I majored in English, a notoriously difficult skill set to commercialize. (But since nothing will come of nothing, I do try to shoehorn in gratuitous Shakespeare references on this blog wherever possible.) And so I can sympathize with the plight of IBM’s Watson. You train and train and train for one thing: to be “Jeopardy!” champion of the world. And then what?

IBM’s Bernie Meyerson, the company’s vice president of innovation, tells Bloomberg that Watson’s future home may not be on your television, in front of Alex Trebek, but rather in your pocket. In fact, Meyerson thinks Watson could be the germ of a Siri-like assistant that out-Siri’s Siri (see “Getting Your Phone to Give You a Hand”).

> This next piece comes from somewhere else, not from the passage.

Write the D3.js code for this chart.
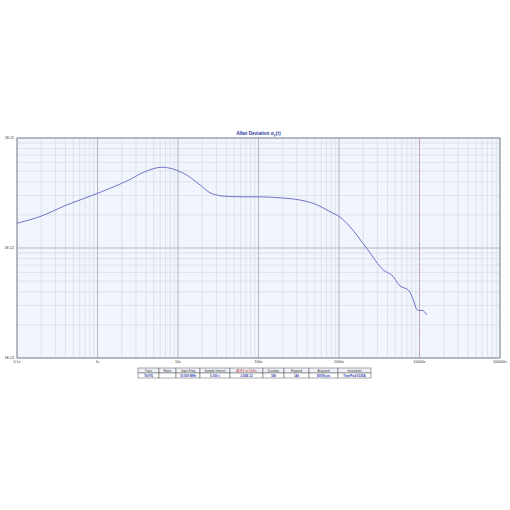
<!DOCTYPE html>
<html>
<head>
<meta charset="utf-8">
<script src="https://cdn.jsdelivr.net/npm/d3@7"></script>
<style>
  body { margin: 0; background: #fff; }
  svg { font-family: "Liberation Sans", Arial, sans-serif; }
</style>
</head>
<body>
<div class="chart"></div>
<script>
var width = 510,
    height = 510;

// tau (s) and Allan deviation
var tau = [0.1, 0.193, 0.414, 1.0, 2.41, 3.38, 4.93, 6.27, 8.74, 12.8, 18.8, 25, 33.3, 58.9, 104, 185, 328, 504, 773, 1028, 1370, 2210, 3550, 4520, 5730, 7260, 8380, 9400, 11150, 12300];
var adev = [1.68e-12, 1.93e-12, 2.46e-12, 3.14e-12, 4.12e-12, 4.71e-12, 5.26e-12, 5.42e-12, 5.22e-12, 4.61e-12, 3.74e-12, 3.18e-12, 2.99e-12, 2.92e-12, 2.92e-12, 2.86e-12, 2.73e-12, 2.51e-12, 2.14e-12, 1.91e-12, 1.56e-12, 9.93e-13, 6.31e-13, 5.69e-13, 4.52e-13, 4.15e-13, 3.37e-13, 2.73e-13, 2.69e-13, 2.46e-13];

var xTicks = [0.1, 1, 10, 100, 1000, 10000, 100000];
var xTickLabels = ["0.1s", "1s", "10s", "100s", "1000s", "10000s", "100000s"];
var yTicks = [1e-13, 1e-12, 1e-11];
var yTickLabels = ["1E-13", "1E-12", "1E-11"];
var markerTau = 10000;

var tableHeaders = ["Trace", "Notes", "Input Freq", "Sample Interval", "ADEV at 1000s", "Duration", "Elapsed", "Acquired", "Instrument"];
var tableValues = ["76r7f5", "", "10.000 MHz", "0.100 s", "2.02E-12", "14h", "14h", "50000 pts", "TimePod 5330A"];
var colEdges = [138, 159, 176, 200, 230, 263, 284, 309, 338, 371];

var plotL = 17, plotR = 500, plotT = 138, plotB = 358;

var svg = d3.select(".chart").append("svg")
    .attr("width", width)
    .attr("height", height);

var x = d3.scaleLog().domain([0.1, 100000]).range([plotL, plotR]);
var y = d3.scaleLog().domain([1e-13, 1e-11]).range([plotB, plotT]);

svg.append("rect")
    .attr("x", plotL).attr("y", plotT)
    .attr("width", plotR - plotL).attr("height", plotB - plotT)
    .attr("fill", "#f1f5fd");

// minor gridlines
var xMinor = [], yMinor = [];
xTicks.slice(0, -1).forEach(function(t) {
  for (var k = 2; k <= 9; k++) xMinor.push(t * k);
});
yTicks.slice(0, -1).forEach(function(t) {
  for (var k = 2; k <= 9; k++) yMinor.push(t * k);
});

var grid = svg.append("g");
grid.selectAll(".xminor").data(xMinor).enter().append("line")
    .attr("x1", function(d) { return x(d); }).attr("x2", function(d) { return x(d); })
    .attr("y1", plotT).attr("y2", plotB)
    .attr("stroke", "#d8dde6").attr("stroke-width", 0.8);
grid.selectAll(".yminor").data(yMinor).enter().append("line")
    .attr("y1", function(d) { return y(d); }).attr("y2", function(d) { return y(d); })
    .attr("x1", plotL).attr("x2", plotR)
    .attr("stroke", "#d8dde6").attr("stroke-width", 0.8);
grid.selectAll(".xmajor").data(xTicks).enter().append("line")
    .attr("x1", function(d) { return x(d); }).attr("x2", function(d) { return x(d); })
    .attr("y1", plotT).attr("y2", plotB)
    .attr("stroke", "#a6abb3").attr("stroke-width", 0.8);
grid.selectAll(".ymajor").data(yTicks).enter().append("line")
    .attr("y1", function(d) { return y(d); }).attr("y2", function(d) { return y(d); })
    .attr("x1", plotL).attr("x2", plotR)
    .attr("stroke", "#a6abb3").attr("stroke-width", 0.8);

svg.append("line")
    .attr("x1", x(markerTau)).attr("x2", x(markerTau))
    .attr("y1", plotT).attr("y2", plotB)
    .attr("stroke", "#d4909e").attr("stroke-width", 0.8)
    .attr("stroke-dasharray", "3,2");

svg.append("rect")
    .attr("x", plotL).attr("y", plotT)
    .attr("width", plotR - plotL).attr("height", plotB - plotT)
    .attr("fill", "none").attr("stroke", "#8f949c").attr("stroke-width", 1);

// axis labels
svg.selectAll(".xlab").data(xTicks).enter().append("text")
    .attr("x", function(d) { return x(d); })
    .attr("y", plotB + 5)
    .attr("text-anchor", "middle")
    .attr("font-size", 3.6).attr("fill", "#333")
    .text(function(d, i) { return xTickLabels[i]; });
svg.selectAll(".ylab").data(yTicks).enter().append("text")
    .attr("x", plotL - 3)
    .attr("y", function(d) { return y(d) + 1; })
    .attr("text-anchor", "end")
    .attr("font-size", 3.6).attr("fill", "#333")
    .text(function(d, i) { return yTickLabels[i]; });

var title = svg.append("text")
    .attr("x", (plotL + plotR) / 2).attr("y", plotT - 3.5)
    .attr("text-anchor", "middle")
    .attr("font-size", 4.6).attr("font-weight", "bold").attr("fill", "#2a3a9a");
title.append("tspan").text("Allan Deviation σ");
title.append("tspan").attr("font-size", 3.4).attr("dy", 1.2).text("y");
title.append("tspan").attr("dy", -1.2).text("(τ)");

// curve
var pts = tau.map(function(t, i) { return [t, adev[i]]; });
var line = d3.line()
    .x(function(d) { return x(d[0]); })
    .y(function(d) { return y(d[1]); })
    .curve(d3.curveCatmullRom.alpha(0.5));
svg.append("path")
    .datum(pts)
    .attr("d", line)
    .attr("fill", "none")
    .attr("stroke", "#6262c4")
    .attr("stroke-width", 0.9);

// table
var tTop = 368, rowH = 5;
var table = svg.append("g");
tableHeaders.forEach(function(h, i) {
  var x0 = colEdges[i], x1 = colEdges[i + 1];
  table.append("rect")
      .attr("x", x0).attr("y", tTop).attr("width", x1 - x0).attr("height", rowH)
      .attr("fill", "#eef1f8").attr("stroke", "#555").attr("stroke-width", 0.5);
  table.append("rect")
      .attr("x", x0).attr("y", tTop + rowH).attr("width", x1 - x0).attr("height", rowH)
      .attr("fill", "#fff").attr("stroke", "#555").attr("stroke-width", 0.5);
  table.append("text")
      .attr("x", (x0 + x1) / 2).attr("y", tTop + 3.7)
      .attr("text-anchor", "middle").attr("font-size", 3)
      .attr("fill", i === 4 ? "#c03030" : "#333")
      .text(h);
  table.append("text")
      .attr("x", (x0 + x1) / 2).attr("y", tTop + rowH + 3.7)
      .attr("text-anchor", "middle").attr("font-size", 3)
      .attr("font-weight", "bold")
      .attr("fill", "#2a3ab0")
      .text(tableValues[i]);
});
</script>
</body>
</html>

Watson’s already making decent money, actually, in the enterprise market (that is, working for businesses, rather than consumers). Like a B.A. with a humanities degree flung into the real world, Watson has set aside its useless command of history and culture and has settled for a job in consulting, doing remunerative calculations of various sorts for Citigroup Inc. and for WellPoint Inc. (financial data for the former, cancer data for the latter). The main reason Watson isn’t already in our pockets, said Meyerson, is that he’s simply too smart--it takes more power to tap his brain than our smartphone batteries can currently muster. But the amount of power required is “dropping down like a stone,” said Meyerson. “One day, you will have ready access to an incredible engine with a world knowledge base.”